### Task description
Give an exact copy of every line, leaving images out.

* * * * * * *

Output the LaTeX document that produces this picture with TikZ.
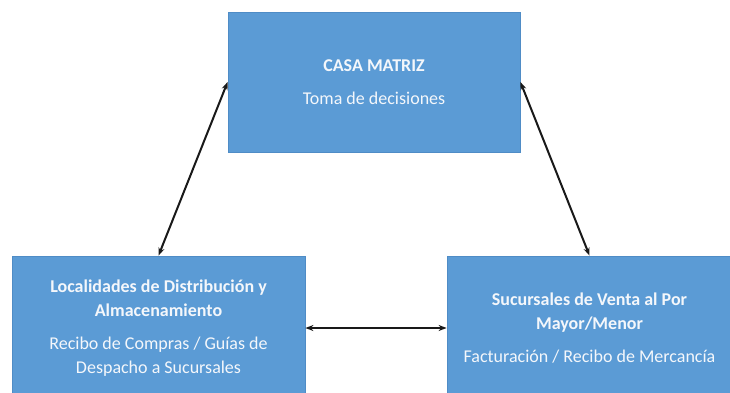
\documentclass[tikz,border=0pt]{standalone}
\usepackage{fontspec}
\setmainfont{Carlito}
\usetikzlibrary{arrows.meta}
\definecolor{boxfill}{HTML}{5B9BD5}
\definecolor{boxline}{HTML}{4F8CC6}
\definecolor{boxtext}{HTML}{F4F7FB}
\tikzset{
  block/.style={draw=boxline, line width=0.8pt, fill=boxfill, text=boxtext, align=center,
    inner sep=0pt, font=\fontsize{18}{24}\selectfont},
  link/.style={{Stealth[length=8pt,width=6pt]}-{Stealth[length=8pt,width=6pt]}, line width=2pt, black!90}
}
\begin{document}
\begin{tikzpicture}[x=1pt,y=-1pt]
\useasboundingbox (0,0) rectangle (730,393);
\node[block, minimum width=292pt, minimum height=140pt] (top) at (374,82)
  {\textbf{CASA MATRIZ}\\[9pt]Toma de decisiones};
\node[block, minimum width=293pt, minimum height=144pt] (left) at (158.5,328)
  {\textbf{Localidades de Distribución y}\\\textbf{Almacenamiento}\\[9pt]Recibo de Compras / Guías de\\Despacho a Sucursales};
\node[block, minimum width=285pt, minimum height=144pt] (right) at (589.5,328)
  {\textbf{Sucursales de Venta al Por}\\\textbf{Mayor/Menor}\\[9pt]Facturación / Recibo de Mercancía};
\draw[link] (top.west) -- (left.north);
\draw[link] (top.east) -- (right.north);
\draw[link] (left.east) -- (right.west);
\end{tikzpicture}
\end{document}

* * * * * * *

### Reply
Output the LaTeX document that produces this picture with TikZ.
\documentclass[tikz,border=0pt]{standalone}
\usepackage{fontspec}
\setmainfont{Carlito}
\usetikzlibrary{arrows.meta}
\definecolor{boxfill}{HTML}{5B9BD5}
\definecolor{boxline}{HTML}{4F8CC6}
\definecolor{boxtext}{HTML}{F4F7FB}
\tikzset{
  block/.style={draw=boxline, line width=0.8pt, fill=boxfill, text=boxtext, align=center,
    inner sep=0pt, font=\fontsize{18}{24}\selectfont},
  link/.style={{Stealth[length=8pt,width=6pt]}-{Stealth[length=8pt,width=6pt]}, line width=2pt, black!90}
}
\begin{document}
\begin{tikzpicture}[x=1pt,y=-1pt]
\useasboundingbox (0,0) rectangle (730,393);
\node[block, minimum width=292pt, minimum height=140pt] (top) at (374,82)
  {\textbf{CASA MATRIZ}\\[9pt]Toma de decisiones};
\node[block, minimum width=293pt, minimum height=144pt] (left) at (158.5,328)
  {\textbf{Localidades de Distribución y}\\\textbf{Almacenamiento}\\[9pt]Recibo de Compras / Guías de\\Despacho a Sucursales};
\node[block, minimum width=285pt, minimum height=144pt] (right) at (589.5,328)
  {\textbf{Sucursales de Venta al Por}\\\textbf{Mayor/Menor}\\[9pt]Facturación / Recibo de Mercancía};
\draw[link] (top.west) -- (left.north);
\draw[link] (top.east) -- (right.north);
\draw[link] (left.east) -- (right.west);
\end{tikzpicture}
\end{document}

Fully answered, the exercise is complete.